▶ [Short problem] Transcribe the listing in full, excluding any pictures.

▶ [Source excerpt]
===============
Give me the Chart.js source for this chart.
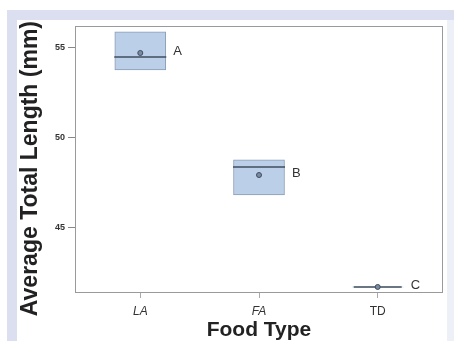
<!DOCTYPE html>
<html>
<head>
<meta charset="utf-8">
<script src="https://cdn.jsdelivr.net/npm/chart.js@4/dist/chart.umd.min.js"></script>
<style>
  html, body { margin: 0; padding: 0; background: #ffffff; }
  #wrap { position: absolute; left: 0; top: 0; width: 454px; height: 341px; }
</style>
</head>
<body>
<div id="wrap"><canvas id="c" width="454" height="341"></canvas></div>
<script>
// ---- data ----
const categories = ['LA', 'FA', 'TD'];
const q1Values = [53.78, 46.83, 41.72];
const q3Values = [55.89, 48.78, 41.72];
const medianValues = [54.50, 48.39, 41.72];
const meanValues = [54.72, 47.94, 41.72];
const groupLetters = ['A', 'B', 'C'];
const yTickValues = [45, 50, 55];
const yTitle = 'Average Total Length (mm)';
const xTitle = 'Food Type';

const FONT = "'Liberation Sans', Arial, sans-serif";

const boxData = categories.map((c, i) => ({ x: i, y: [q1Values[i], q3Values[i]] }));
const medianData = categories.map((c, i) => ({ x: i, y: medianValues[i] }));
const meanData = categories.map((c, i) => ({ x: i, y: meanValues[i] }));

const decorPlugin = {
  id: 'decor',
  beforeDraw(chart) {
    const ctx = chart.ctx;
    ctx.save();
    ctx.fillStyle = '#ffffff';
    ctx.fillRect(0, 0, chart.width, chart.height);
    ctx.fillStyle = '#dcdff0';
    ctx.fillRect(7, 10, chart.width - 7, 10);
    ctx.fillRect(7, 10, 10, chart.height - 10);
    ctx.fillStyle = '#eef0f8';
    ctx.fillRect(447, 20, 7, chart.height - 20);
    ctx.restore();
  },
  afterDatasetsDraw(chart) {
    const ctx = chart.ctx;
    const a = chart.chartArea;
    const xs = chart.scales.x, ys = chart.scales.y;
    ctx.save();
    ctx.strokeStyle = '#9a9a9a';
    ctx.lineWidth = 1;
    ctx.strokeRect(Math.round(a.left) + 0.5, Math.round(a.top) + 0.5,
                   Math.round(a.right - a.left) - 1, Math.round(a.bottom - a.top));
    ctx.fillStyle = '#333333';
    ctx.font = '13px ' + FONT;
    ctx.textAlign = 'left';
    ctx.textBaseline = 'middle';
    groupLetters.forEach((t, i) => {
      const px = xs.getPixelForValue(i) + 33;
      const py = ys.getPixelForValue(meanValues[i]) - 2;
      ctx.fillText(t, px, py);
    });
    ctx.restore();
  }
};

new Chart(document.getElementById('c'), {
  type: 'bar',
  data: {
    datasets: [
      {
        type: 'bar',
        data: boxData,
        backgroundColor: '#bccfe8',
        borderColor: '#8a9db6',
        borderWidth: [1, 1, 0],
        borderSkipped: false,
        barThickness: 51,
        order: 3
      },
      {
        type: 'scatter',
        data: medianData,
        pointStyle: 'line',
        pointRadius: [26, 26, 24],
        borderColor: '#3f4d5e',
        borderWidth: 1.5,
        order: 2
      },
      {
        type: 'scatter',
        data: meanData,
        pointStyle: 'circle',
        pointRadius: 2.5,
        backgroundColor: '#7a8aa2',
        borderColor: '#3f4d5e',
        borderWidth: 1,
        order: 1
      }
    ]
  },
  options: {
    responsive: false,
    animation: false,
    events: [],
    layout: { autoPadding: false, padding: { left: 0, top: 26, right: 11, bottom: 0 } },
    plugins: { legend: { display: false }, tooltip: { enabled: false } },
    scales: {
      x: {
        type: 'linear',
        min: -0.55,
        max: 2.55,
        offset: false,
        afterBuildTicks: (s) => { s.ticks = categories.map((c, i) => ({ value: i })); },
        afterFit: (s) => { s.height = 49; s.paddingLeft = 0; s.paddingRight = 0; },
        border: { display: false },
        grid: { offset: false, drawOnChartArea: false, drawTicks: true, tickLength: 6, color: '#aaaaaa' },
        ticks: {
          padding: 6,
          autoSkip: false,
          maxRotation: 0,
          color: '#333333',
          font: (ctx) => ({ family: FONT, size: 12, style: ctx.index < 2 ? 'italic' : 'normal' }),
          callback: (v) => categories[v]
        },
        title: {
          display: true,
          text: xTitle,
          color: '#222222',
          font: { family: FONT, size: 21, weight: 'bold', lineHeight: 1 },
          padding: { top: 0, bottom: 0 }
        }
      },
      y: {
        type: 'linear',
        min: 41.44,
        max: 56.22,
        afterBuildTicks: (s) => { s.ticks = yTickValues.map(v => ({ value: v })); },
        afterFit: (s) => { s.width = 75; s.paddingTop = 0; s.paddingBottom = 0; },
        border: { display: false },
        grid: { drawOnChartArea: false, drawTicks: true, tickLength: 7, color: '#888888' },
        ticks: {
          padding: 3,
          color: '#333333',
          font: { family: FONT, size: 9, weight: 'bold' }
        },
        title: {
          display: true,
          text: yTitle + '   ',
          color: '#222222',
          font: { family: FONT, size: 23, weight: 'bold', lineHeight: 1 },
          padding: { top: 19.5, bottom: 0 }
        }
      }
    }
  },
  plugins: [decorPlugin]
});
</script>
</body>
</html>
===============
▶ [Result]
Give me the Chart.js source for this chart.
<!DOCTYPE html>
<html>
<head>
<meta charset="utf-8">
<script src="https://cdn.jsdelivr.net/npm/chart.js@4/dist/chart.umd.min.js"></script>
<style>
  html, body { margin: 0; padding: 0; background: #ffffff; }
  #wrap { position: absolute; left: 0; top: 0; width: 454px; height: 341px; }
</style>
</head>
<body>
<div id="wrap"><canvas id="c" width="454" height="341"></canvas></div>
<script>
// ---- data ----
const categories = ['LA', 'FA', 'TD'];
const q1Values = [53.78, 46.83, 41.72];
const q3Values = [55.89, 48.78, 41.72];
const medianValues = [54.50, 48.39, 41.72];
const meanValues = [54.72, 47.94, 41.72];
const groupLetters = ['A', 'B', 'C'];
const yTickValues = [45, 50, 55];
const yTitle = 'Average Total Length (mm)';
const xTitle = 'Food Type';

const FONT = "'Liberation Sans', Arial, sans-serif";

const boxData = categories.map((c, i) => ({ x: i, y: [q1Values[i], q3Values[i]] }));
const medianData = categories.map((c, i) => ({ x: i, y: medianValues[i] }));
const meanData = categories.map((c, i) => ({ x: i, y: meanValues[i] }));

const decorPlugin = {
  id: 'decor',
  beforeDraw(chart) {
    const ctx = chart.ctx;
    ctx.save();
    ctx.fillStyle = '#ffffff';
    ctx.fillRect(0, 0, chart.width, chart.height);
    ctx.fillStyle = '#dcdff0';
    ctx.fillRect(7, 10, chart.width - 7, 10);
    ctx.fillRect(7, 10, 10, chart.height - 10);
    ctx.fillStyle = '#eef0f8';
    ctx.fillRect(447, 20, 7, chart.height - 20);
    ctx.restore();
  },
  afterDatasetsDraw(chart) {
    const ctx = chart.ctx;
    const a = chart.chartArea;
    const xs = chart.scales.x, ys = chart.scales.y;
    ctx.save();
    ctx.strokeStyle = '#9a9a9a';
    ctx.lineWidth = 1;
    ctx.strokeRect(Math.round(a.left) + 0.5, Math.round(a.top) + 0.5,
                   Math.round(a.right - a.left) - 1, Math.round(a.bottom - a.top));
    ctx.fillStyle = '#333333';
    ctx.font = '13px ' + FONT;
    ctx.textAlign = 'left';
    ctx.textBaseline = 'middle';
    groupLetters.forEach((t, i) => {
      const px = xs.getPixelForValue(i) + 33;
      const py = ys.getPixelForValue(meanValues[i]) - 2;
      ctx.fillText(t, px, py);
    });
    ctx.restore();
  }
};

new Chart(document.getElementById('c'), {
  type: 'bar',
  data: {
    datasets: [
      {
        type: 'bar',
        data: boxData,
        backgroundColor: '#bccfe8',
        borderColor: '#8a9db6',
        borderWidth: [1, 1, 0],
        borderSkipped: false,
        barThickness: 51,
        order: 3
      },
      {
        type: 'scatter',
        data: medianData,
        pointStyle: 'line',
        pointRadius: [26, 26, 24],
        borderColor: '#3f4d5e',
        borderWidth: 1.5,
        order: 2
      },
      {
        type: 'scatter',
        data: meanData,
        pointStyle: 'circle',
        pointRadius: 2.5,
        backgroundColor: '#7a8aa2',
        borderColor: '#3f4d5e',
        borderWidth: 1,
        order: 1
      }
    ]
  },
  options: {
    responsive: false,
    animation: false,
    events: [],
    layout: { autoPadding: false, padding: { left: 0, top: 26, right: 11, bottom: 0 } },
    plugins: { legend: { display: false }, tooltip: { enabled: false } },
    scales: {
      x: {
        type: 'linear',
        min: -0.55,
        max: 2.55,
        offset: false,
        afterBuildTicks: (s) => { s.ticks = categories.map((c, i) => ({ value: i })); },
        afterFit: (s) => { s.height = 49; s.paddingLeft = 0; s.paddingRight = 0; },
        border: { display: false },
        grid: { offset: false, drawOnChartArea: false, drawTicks: true, tickLength: 6, color: '#aaaaaa' },
        ticks: {
          padding: 6,
          autoSkip: false,
          maxRotation: 0,
          color: '#333333',
          font: (ctx) => ({ family: FONT, size: 12, style: ctx.index < 2 ? 'italic' : 'normal' }),
          callback: (v) => categories[v]
        },
        title: {
          display: true,
          text: xTitle,
          color: '#222222',
          font: { family: FONT, size: 21, weight: 'bold', lineHeight: 1 },
          padding: { top: 0, bottom: 0 }
        }
      },
      y: {
        type: 'linear',
        min: 41.44,
        max: 56.22,
        afterBuildTicks: (s) => { s.ticks = yTickValues.map(v => ({ value: v })); },
        afterFit: (s) => { s.width = 75; s.paddingTop = 0; s.paddingBottom = 0; },
        border: { display: false },
        grid: { drawOnChartArea: false, drawTicks: true, tickLength: 7, color: '#888888' },
        ticks: {
          padding: 3,
          color: '#333333',
          font: { family: FONT, size: 9, weight: 'bold' }
        },
        title: {
          display: true,
          text: yTitle + '   ',
          color: '#222222',
          font: { family: FONT, size: 23, weight: 'bold', lineHeight: 1 },
          padding: { top: 19.5, bottom: 0 }
        }
      }
    }
  },
  plugins: [decorPlugin]
});
</script>
</body>
</html>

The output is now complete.